Chez les Ben Salem comme chez les Di Natale, on est sommelier itinérant. Prenez le père d’Enzo, il a quitté Naples avec son fils sous le bras pour travailler à New York, au Japon, à Las Vegas et ailleurs, toujours à conseiller des vins aux clients fortunés. Celui d’Abdel vendait des tissus à Doha, mais sa mère, française, tenait un restaurant de cuisine hexagonale qui s’appelait l’Izmir. « C’est pas plutôt turque Izmir ? » Abdel est un peu Turc aussi, mais ce serait trop long à expliquer. D’autant qu’ils ont rendez-vous à l’espace Pierre Cardin, en jeans et camionneurs au milieu de plein de costumes, pour une dégustation « sur invitation, entre professionnels. Vous savez, c’est à côté de l’Elysée. » Professionnels, car Abdel travaille au Ritz et Enzo au Crillon. Ce dimanche soir, ils font de l’espionnage industriel au Grand Hôtel, observent les serveurs, la salle, la mécanique de la concurrence, tout cela l’air nonchalant, appuyé sur leur accoudoir dans une position du corps et du visage qui m’évoque le Scarface de Brian de Palma, même si c’est un peu idiot.
- C’est votre chef qui vous envoie ?
- Pas du tout, on fait ça par passion.
- Ca vous coûte cher alors ?
- Un peu. C’est pas tous les jours.
- Et après vous faites quoi ?
- On rentre chez nous. Banlieue sud. Issy et Cachan. »

Abdel et Enzo retraversent la grande verrière et disparaissent dans le grand hall, distraitement suivis du regard par Carlo Perdomo, portoricain de 41 ans, qui regarde par habitude du côté où ça bouge. Il n’arrête pas sa pensée sur les deux jeunes banlieusards, son cerveau classe au titre d’événement sans conséquence le passage d’Enzo et Abdel dans la grande travée, ses yeux n’ont fait vers eux qu’un écart avant de se reposer sur le visage de Juan, 11 ans, son plus grand fils. Il est à genoux par terre, les coudes sur le grand canapé rouge où, entre hommes, les Perdomo sont venus boire un verre ce soir. Ils ont laissé femme, mère, fils, fille, frère et sœur dans l’une des luxueuses chambres de l’Intercontinental, et ils sont descendus là, profiter du repos entre deux défis. Juan, onze ans, est champion d’optimiste. Pedro, quarante et un an, est un champion dans les affaires.

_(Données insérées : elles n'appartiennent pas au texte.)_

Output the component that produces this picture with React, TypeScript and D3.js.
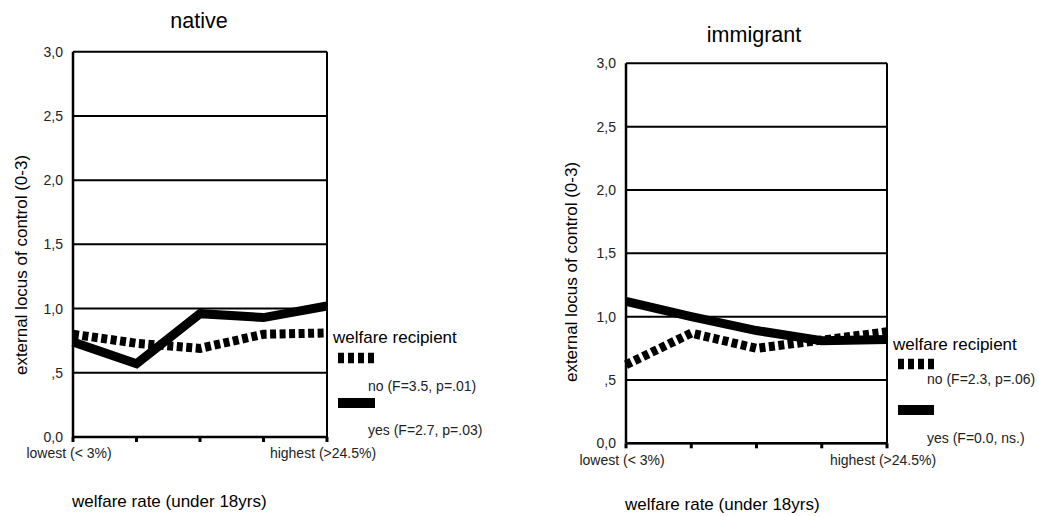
import React from "react";
import * as d3 from "d3";

const categories = ["lowest (< 3%)", "", "", "", "highest (>24.5%)"];
const yTicks = [0, 0.5, 1, 1.5, 2, 2.5, 3];
const yTickLabels = ["0,0", ",5", "1,0", "1,5", "2,0", "2,5", "3,0"];

const nativeNo = [0.8, 0.73, 0.69, 0.8, 0.81];
const nativeYes = [0.74, 0.57, 0.96, 0.93, 1.02];
const immigrantNo = [0.62, 0.87, 0.75, 0.815, 0.88];
const immigrantYes = [1.12, 1.0, 0.89, 0.81, 0.82];

const nativeLegend = ["no (F=3.5, p=.01)", "yes (F=2.7, p=.03)"];
const immigrantLegend = ["no (F=2.3, p=.06)", "yes (F=0.0, ns.)"];

const FONT = "'Liberation Sans', Arial, Helvetica, sans-serif";

type PanelCfg = {
  title: string;
  no: number[];
  yes: number[];
  legend: string[];
  x0: number;
  x1: number;
  yTop: number;
  yBot: number;
  titleX: number;
  titleY: number;
  yTitleX: number;
  yTitleY: number;
  legX: number;
  legY: number;
  swX: number;
  swNoY: number;
  swYesY: number;
  swW: number;
  txtX: number;
  noTxtY: number;
  yesTxtY: number;
  tickLabY: number;
  xTitleX: number;
  xTitleY: number;
};

function Panel({ c }: { c: PanelCfg }) {
  const x = d3.scalePoint<number>().domain(d3.range(categories.length)).range([c.x0, c.x1]);
  const y = d3.scaleLinear().domain([0, 3]).range([c.yBot, c.yTop]);
  const line = d3
    .line<number>()
    .x((_, i) => x(i) as number)
    .y((d) => y(d));
  return (
    <g>
      <text x={c.titleX} y={c.titleY} fontSize={21.5} textAnchor="middle" fontFamily={FONT}>
        {c.title}
      </text>
      {/* grid */}
      {yTicks.map((t, i) => (
        <g key={i}>
          <line x1={c.x0} x2={c.x1} y1={y(t)} y2={y(t)} stroke="#000" strokeWidth={2} />
          <text
            x={c.x0 - 10}
            y={y(t) + 5}
            fontSize={14}
            textAnchor="end"
            fill="#222"
            fontFamily={FONT}
          >
            {yTickLabels[i]}
          </text>
        </g>
      ))}
      <line x1={c.x0} x2={c.x0} y1={c.yTop} y2={c.yBot} stroke="#000" strokeWidth={2.5} />
      <line x1={c.x1} x2={c.x1} y1={c.yTop} y2={c.yBot} stroke="#000" strokeWidth={2} />
      <line x1={c.x0} x2={c.x1} y1={c.yBot} y2={c.yBot} stroke="#000" strokeWidth={2.5} />
      {categories.map((cat, i) => (
        <g key={i}>
          <line
            x1={x(i)}
            x2={x(i)}
            y1={c.yBot}
            y2={c.yBot + 5}
            stroke="#000"
            strokeWidth={3}
          />
          {cat && (
            <text
              x={(x(i) as number) - 4}
              y={c.tickLabY}
              fontSize={14}
              textAnchor="middle"
              fill="#222"
              fontFamily={FONT}
            >
              {cat}
            </text>
          )}
        </g>
      ))}
      {/* data */}
      <path d={line(c.no) || ""} fill="none" stroke="#000" strokeWidth={9} strokeDasharray="6,3.5" />
      <path d={line(c.yes) || ""} fill="none" stroke="#000" strokeWidth={9} />
      {/* y title */}
      <text
        transform={`translate(${c.yTitleX},${c.yTitleY}) rotate(-90)`}
        fontSize={17}
        textAnchor="middle"
        fontFamily={FONT}
      >
        external locus of control (0-3)
      </text>
      {/* legend */}
      <text x={c.legX} y={c.legY} fontSize={17} fontFamily={FONT}>
        welfare recipient
      </text>
      <line
        x1={c.swX}
        x2={c.swX + c.swW}
        y1={c.swNoY + 5}
        y2={c.swNoY + 5}
        stroke="#000"
        strokeWidth={10.5}
        strokeDasharray="6,4"
      />
      <text x={c.txtX} y={c.noTxtY} fontSize={14} fill="#222" fontFamily={FONT}>
        {c.legend[0]}
      </text>
      <rect x={c.swX} y={c.swYesY} width={c.swW} height={10} fill="#000" />
      <text x={c.txtX} y={c.yesTxtY} fontSize={14} fill="#222" fontFamily={FONT}>
        {c.legend[1]}
      </text>
      <text x={c.xTitleX} y={c.xTitleY} fontSize={17} fontFamily={FONT}>
        welfare rate (under 18yrs)
      </text>
    </g>
  );
}

const panels: PanelCfg[] = [
  {
    title: "native",
    no: nativeNo,
    yes: nativeYes,
    legend: nativeLegend,
    x0: 73,
    x1: 327,
    yTop: 51.7,
    yBot: 437,
    titleX: 199,
    titleY: 28,
    yTitleX: 27,
    yTitleY: 265,
    legX: 333,
    legY: 343,
    swX: 338,
    swNoY: 353,
    swYesY: 398,
    swW: 37,
    txtX: 368,
    noTxtY: 391,
    yesTxtY: 435,
    tickLabY: 458,
    xTitleX: 72,
    xTitleY: 507,
  },
  {
    title: "immigrant",
    no: immigrantNo,
    yes: immigrantYes,
    legend: immigrantLegend,
    x0: 626,
    x1: 887,
    yTop: 63.3,
    yBot: 443.3,
    titleX: 754,
    titleY: 42,
    yTitleX: 577,
    yTitleY: 272,
    legX: 893,
    legY: 350,
    swX: 898,
    swNoY: 359,
    swYesY: 405,
    swW: 36,
    txtX: 927,
    noTxtY: 384,
    yesTxtY: 443,
    tickLabY: 465,
    xTitleX: 625,
    xTitleY: 510,
  },
];

export default function App() {
  return (
    <svg
      width={1039}
      height={516}
      style={{ position: "absolute", left: 0, top: 0, background: "#fff" }}
    >
      <rect width={1039} height={516} fill="#fff" />
      {panels.map((p, i) => (
        <Panel key={i} c={p} />
      ))}
    </svg>
  );
}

Pedro se lève tous les matins à cinq heures, pour s’entraîner au tennis entre six heures et sept heures trente. Il emmène ensuite ses enfants à l’école et rentre chez lui le soir vers vingt et une heures mais Juan est déjà couché. Ce ce qu’il appelle la “saison des impôts”, quand son métier d'avocat fiscaliste lui rapporte le plus d'argent. Hors saison, il travaille moins et peut chercher Juan à la voile. Il s’entraîne neuf heures par semaine, en sortant de l’école américaine ou le niveau n’est pas mauvais. “Tu travailles bien, n’est-ce pas, Juan”. Avant que je n’arrive, tous les deux parlaient d’avenir et Juan demandait à son père quand il arrêterait de travailler. Car Pedro en a marre, il voudrait vivre en Europe et s’arrêter pour souffler. Il a assez été le meilleur, il a gagné suffisamment. “Encore deux ans, répond-t-il a son fils. Après, ce sera ton tour”.